Intervention de Jean Desessard

Réunion du 7 juin 2016 à 21h30
Modernisation des principales filières agricoles dans le cadre de la réforme de la pac — Débat organisé à la demande du groupe les républicains

Photo de Jean DesessardJean Desessard :

Madame la présidente, monsieur le ministre, mes chers collègues, la crise agricole que nous traversons actuellement met à rude épreuve des filières, notamment l’élevage.

Des mécanismes d’intervention européens ont été mis en œuvre : doublement des plafonds d’intervention pour le lait et le beurre, mesures de stockage privé pour le porc, relance de l’investissement innovant et structurant, régulation temporaire à travers la dérogation au droit de la concurrence, aides financières, notamment en direction des producteurs laitiers. Cependant, ces mécanismes ne répondent en rien aux problèmes sur le fond et les signaux d’alarme sont toujours au rouge.
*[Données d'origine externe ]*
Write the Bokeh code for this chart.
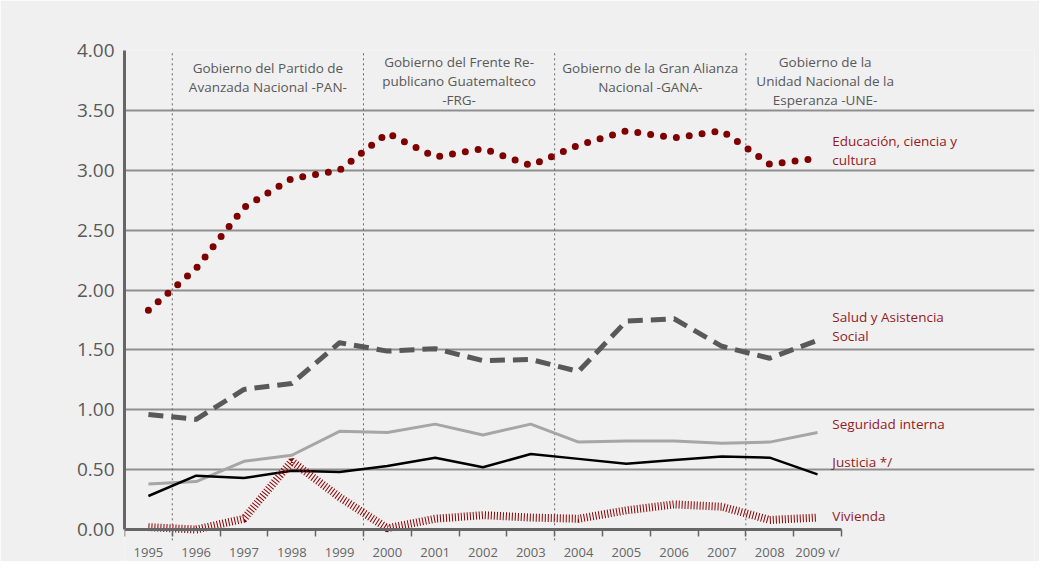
import numpy as np
from bokeh.plotting import figure
from bokeh.models import (Range1d, FixedTicker, NumeralTickFormatter, Label)
from bokeh.embed import file_html
from bokeh.resources import INLINE

# ---------------- data ----------------
years = ["1995", "1996", "1997", "1998", "1999", "2000", "2001", "2002",
         "2003", "2004", "2005", "2006", "2007", "2008", "2009 v/"]
educacion = [1.83, 2.18, 2.69, 2.93, 3.00, 3.31, 3.11, 3.18, 3.04, 3.21,
             3.33, 3.27, 3.33, 3.05, 3.10]
salud = [0.96, 0.92, 1.17, 1.22, 1.56, 1.49, 1.51, 1.41, 1.42, 1.32,
         1.74, 1.76, 1.53, 1.43, 1.58]
seguridad = [0.38, 0.40, 0.57, 0.62, 0.82, 0.81, 0.88, 0.79, 0.88, 0.73,
             0.74, 0.74, 0.72, 0.73, 0.81]
justicia = [0.28, 0.45, 0.43, 0.49, 0.48, 0.53, 0.60, 0.52, 0.63, 0.59,
            0.55, 0.58, 0.61, 0.60, 0.46]
vivienda = [0.02, 0.00, 0.09, 0.57, 0.27, 0.01, 0.09, 0.12, 0.10, 0.09,
            0.16, 0.21, 0.19, 0.08, 0.10]
y_ticks = [0.0, 0.5, 1.0, 1.5, 2.0, 2.5, 3.0, 3.5, 4.0]

# governments: first year of each period
gov_start = ["1996", "2000", "2004", "2008"]
gov_labels = [
    ["Gobierno del Partido de", "Avanzada Nacional -PAN-"],
    ["Gobierno del Frente Re-", "publicano Guatemalteco", "-FRG-"],
    ["Gobierno de la Gran Alianza", "Nacional -GANA-"],
    ["Gobierno de la", "Unidad Nacional de la", "Esperanza -UNE-"],
]
series_labels = [
    (["Educación, ciencia y", "cultura"], 3.165),
    (["Salud y Asistencia", "Social"], 1.695),
    (["Seguridad interna"], 0.88),
    (["Justicia */"], 0.56),
    (["Vivienda"], 0.11),
]

# ---------------- figure ----------------
BG = "#f0f0f0"
FONT = "Open Sans"
GRAY_TXT = "#595959"
RED_TXT = "#951b1e"

n = len(years)
xc = np.arange(n) + 0.5  # category centres
GRID_END = 16.32         # where the horizontal grid lines stop
X_END = 19.04            # right edge of the frame (room for labels)
Y_START = -0.267         # room below zero for the axis labels

p = figure(width=1039, height=561, output_backend="svg", toolbar_location=None,
           x_range=Range1d(0, X_END), y_range=Range1d(Y_START, 4.0),
           min_border_left=124, min_border_right=5, min_border_top=50,
           min_border_bottom=0)
p.background_fill_color = BG
p.border_fill_color = BG
p.outline_line_color = None

# grid
p.xgrid.visible = False
p.ygrid.ticker = FixedTicker(ticks=[t for t in y_ticks if t > 0])
p.ygrid.bounds = (0, GRID_END)
p.ygrid.grid_line_color = "#8f8f8f"
p.ygrid.grid_line_width = 2

# government separators (dotted, reaching slightly below the axis)
bounds_idx = [years.index(g) for g in gov_start]
p.segment(x0=bounds_idx, y0=[-0.09] * len(bounds_idx), x1=bounds_idx,
          y1=[4.0] * len(bounds_idx), line_color="#666666", line_width=1,
          line_dash="2 3")

# x axis
xa = p.xaxis[0]
xa.ticker = FixedTicker(ticks=list(xc), minor_ticks=list(range(n + 1)))
xa.major_label_overrides = {float(x): y for x, y in zip(xc, years)}
xa.bounds = (0, n)
xa.fixed_location = 0
xa.axis_line_color = "#666666"
xa.axis_line_width = 3
xa.major_tick_out = 0
xa.major_tick_in = 0
xa.minor_tick_out = 7
xa.minor_tick_in = 0
xa.minor_tick_line_color = "#666666"
xa.minor_tick_line_width = 1.5
xa.major_label_standoff = 6
xa.major_label_text_font = FONT
xa.major_label_text_font_size = "13px"
xa.major_label_text_color = "#666666"

# y axis
ya = p.yaxis[0]
ya.ticker = FixedTicker(ticks=y_ticks)
ya.formatter = NumeralTickFormatter(format="0.00")
ya.bounds = (0, 4)
ya.axis_line_color = "#666666"
ya.axis_line_width = 3
ya.major_tick_out = 0
ya.major_tick_in = 0
ya.minor_tick_line_color = None
ya.major_label_standoff = 10
ya.major_label_text_font = FONT
ya.major_label_text_font_size = "19px"
ya.major_label_text_color = GRAY_TXT

# government headers
edges = bounds_idx + [GRID_END]
header_y = {2: [3.85, 3.695], 3: [3.90, 3.745, 3.59]}
for i, lines in enumerate(gov_labels):
    cx = (edges[i] + edges[i + 1]) / 2
    ys = header_y[len(lines)]
    for txt, yy in zip(lines, ys):
        p.add_layout(Label(x=cx, y=yy, text=txt, text_align="center",
                           text_baseline="middle", text_font=FONT,
                           text_font_size="13.5px", text_color=GRAY_TXT))

# series
p.line(xc, seguridad, line_color="#a6a6a6", line_width=3)
p.line(xc, justicia, line_color="#000000", line_width=2.5)
p.line(xc, vivienda, line_color="#8b0000", line_width=8, line_dash="1 2")
p.line(xc, salud, line_color="#595959", line_width=5, line_dash="15 8",
       line_join="round")
p.line(xc, educacion, line_color="#7f0000", line_width=7, line_dash="0 13",
       line_cap="round", line_join="round")

# series labels on the right
lab_x = 14.81
for lines, yy in series_labels:
    k = len(lines)
    for j, txt in enumerate(lines):
        p.add_layout(Label(x=lab_x, y=yy + (k - 1) * 0.0765 - j * 0.153,
                           text=txt, text_align="left", text_baseline="middle",
                           text_font=FONT, text_font_size="13.5px",
                           text_color=RED_TXT))

open("out.html", "w").write(file_html(p, INLINE))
Aussi le Gouvernement les a-t-il complétés par un certain nombre de mesures de nature à soulager les agriculteurs dans cette période difficile pour leur trésorerie : « année blanche » pour les dettes bancaires et plan d’investissement s’élevant à 3 milliards d’euros sur trois ans. Malheureusement, ces mesures apparaissent comme de simples pansements.

Si la nouvelle PAC a rééquilibré les subventions vers les petites et moyennes exploitations, vers de meilleures pratiques environnementales, avec la diversification des cultures, le maintien des prairies permanentes et des surfaces d’intérêt écologique, le partage de ces aides n’est pas satisfaisant.
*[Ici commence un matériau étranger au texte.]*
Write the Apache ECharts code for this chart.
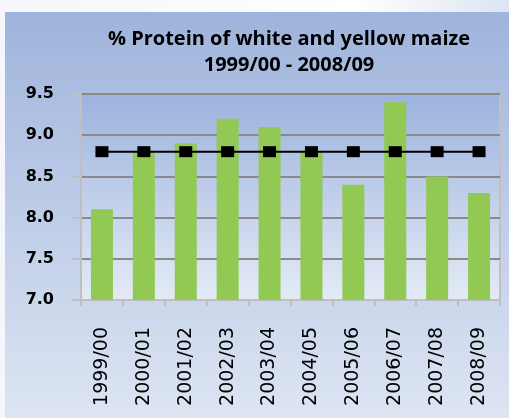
<!DOCTYPE html>
<html>
<head>
<meta charset="utf-8">
<script src="https://cdn.jsdelivr.net/npm/echarts@6/dist/echarts.min.js"></script>
<style>
  html, body { margin: 0; padding: 0; }
  #chart { width: 509px; height: 418px; }
</style>
</head>
<body>
<div id="chart"></div>
<script>
// seasons on the x axis
var seasons = ['1999/00', '2000/01', '2001/02', '2002/03', '2003/04',
  '2004/05', '2005/06', '2006/07', '2007/08', '2008/09'];
// % protein per season (bars)
var protein = [8.1, 8.8, 8.9, 9.2, 9.1, 8.8, 8.4, 9.4, 8.5, 8.3];
// average line
var average = [8.8, 8.8, 8.8, 8.8, 8.8, 8.8, 8.8, 8.8, 8.8, 8.8];

var chart = echarts.init(document.getElementById('chart'));

chart.setOption({
  animation: false,
  backgroundColor: new echarts.graphic.LinearGradient(0, 0, 1, 0, [
    { offset: 0, color: '#f4f6fb' },
    { offset: 0.7, color: '#ffffff' },
    { offset: 1, color: '#dde4f2' }
  ]),
  graphic: [{
    type: 'rect',
    z: -10,
    shape: { x: 5, y: 12, width: 504, height: 406 },
    style: {
      fill: new echarts.graphic.LinearGradient(0, 0, 0, 1, [
        { offset: 0, color: '#9fb4dc' },
        { offset: 1, color: '#dde5f3' }
      ])
    }
  }],
  title: {
    text: '% Protein of white and yellow maize\n1999/00 - 2008/09',
    left: 284,
    top: 21,
    textAlign: 'center',
    textStyle: {
      fontFamily: 'Open Sans',
      fontWeight: 'bold',
      fontSize: 20,
      lineHeight: 26,
      color: '#000'
    }
  },
  grid: {
    left: 81,
    right: 9,
    top: 94,
    bottom: 118,
    show: true,
    borderColor: '#c0c0c0',
    borderWidth: 2,
    backgroundColor: new echarts.graphic.LinearGradient(0, 0, 0, 1, [
      { offset: 0, color: '#9cb2dd' },
      { offset: 1, color: '#e4ebf6' }
    ])
  },
  xAxis: {
    type: 'category',
    data: seasons,
    axisLine: { lineStyle: { color: '#bfbfbf', width: 2 } },
    axisTick: { show: true, length: 6, lineStyle: { color: '#bfbfbf', width: 2 } },
    axisLabel: {
      rotate: 90,
      margin: 27,
      fontFamily: 'DejaVu Sans',
      fontSize: 19,
      color: '#000'
    }
  },
  yAxis: {
    type: 'value',
    min: 7,
    max: 9.5,
    interval: 0.5,
    axisLine: { show: true, lineStyle: { color: '#bfbfbf', width: 2 } },
    axisTick: { show: true, length: 9, lineStyle: { color: '#bfbfbf', width: 2 } },
    splitLine: { lineStyle: { color: '#8a8a8a', width: 2 } },
    axisLabel: {
      margin: 27,
      fontFamily: 'DejaVu Sans',
      fontWeight: 'bold',
      fontSize: 16,
      color: '#000',
      formatter: function (v) { return v.toFixed(1); }
    }
  },
  series: [{
    type: 'bar',
    data: protein,
    barWidth: 22,
    itemStyle: { color: '#92c854' }
  }, {
    type: 'line',
    data: average,
    symbol: 'rect',
    symbolSize: [13, 11],
    lineStyle: { color: '#000', width: 2 },
    itemStyle: { color: '#000' },
    z: 5
  }]
});
</script>
</body>
</html>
Dans le cas des aides à l’agriculture biologique, une avalanche de demandes d’aides à la conversion a épuisé les crédits prévus jusqu’en 2020. En conséquence, certaines régions ont réagi en urgence en plafonnant les aides afin de mieux répartir l’enveloppe.

Ce plafonnement pourrait être mis en œuvre pour les nombreuses aides de la PAC afin d’éviter que seules les grosses exploitations en profitent, et ce au détriment des jeunes agriculteurs et des exploitations familiales. Les écologistes pensent qu’il serait également intéressant de transférer une partie des aides du premier pilier de la PAC vers le deuxième pilier. Cela n’est pas un problème strictement français, puisque l’Allemagne connaît le même phénomène de pénurie des aides à la conversion dans plusieurs Länder.

C’est dire à quel point avait été sous-estimé le dynamisme de la filière bio en Europe, qui apparaît aujourd’hui comme un rempart contre la crise et une assurance de pouvoir vendre ses produits à un prix couvrant enfin les coûts de l’exploitation. Or tel n’est pas le cas actuellement pour 60 % des exploitations en France, qui ont un revenu courant avant impôt et hors subvention négatif.

Avec cette PAC, les agriculteurs travaillent à perte et souffrent du moindre retard de paiement des aides.

Je veux aussi revenir sur l’échec des aides aux légumineuses fourragères, qui ne couvrent finalement que 150 000 hectares au lieu des 700 000 attendus. Il s’agissait pourtant d’un point très important du plan Protéine visant à relocaliser une partie de l’alimentation animale aujourd’hui importée et souvent issue d’OGM.

Le problème restera entier tant qu’existera un mouvement de fond d’une partie de la profession qui souhaite une financiarisation totale de l’agriculture, des terres agricoles et des activités associées, ou qui prône en permanence l’extension, l’automatisation et la standardisation des produits à outrance, nous conduisant à des aberrations environnementales comme la ferme des mille vaches.

Au rythme actuel, si l’on ne change pas de logique, 15 % de la profession aura disparu d’ici à 2020. Ne resteront que des exploitations toujours plus grandes et consommatrices de pesticides, d’antibiotiques, d’intrants chimiques.

Il convient de noter l’incohérence entre les objectifs affichés de la PAC et la réalité de l’évolution actuelle des filières. Nous devons dès à présent réfléchir à la PAC d’après 2020, qui devra visiblement accentuer les efforts vers la transition agroécologique, le soutien à l’agriculture bio, le stockage naturel du carbone dans les sols avec le « 4 pour 1 000 », dont la France fait la promotion à travers l’agenda des solutions issu de la COP 21, ou encore vers l’autonomie fourragère et la polyculture élevage.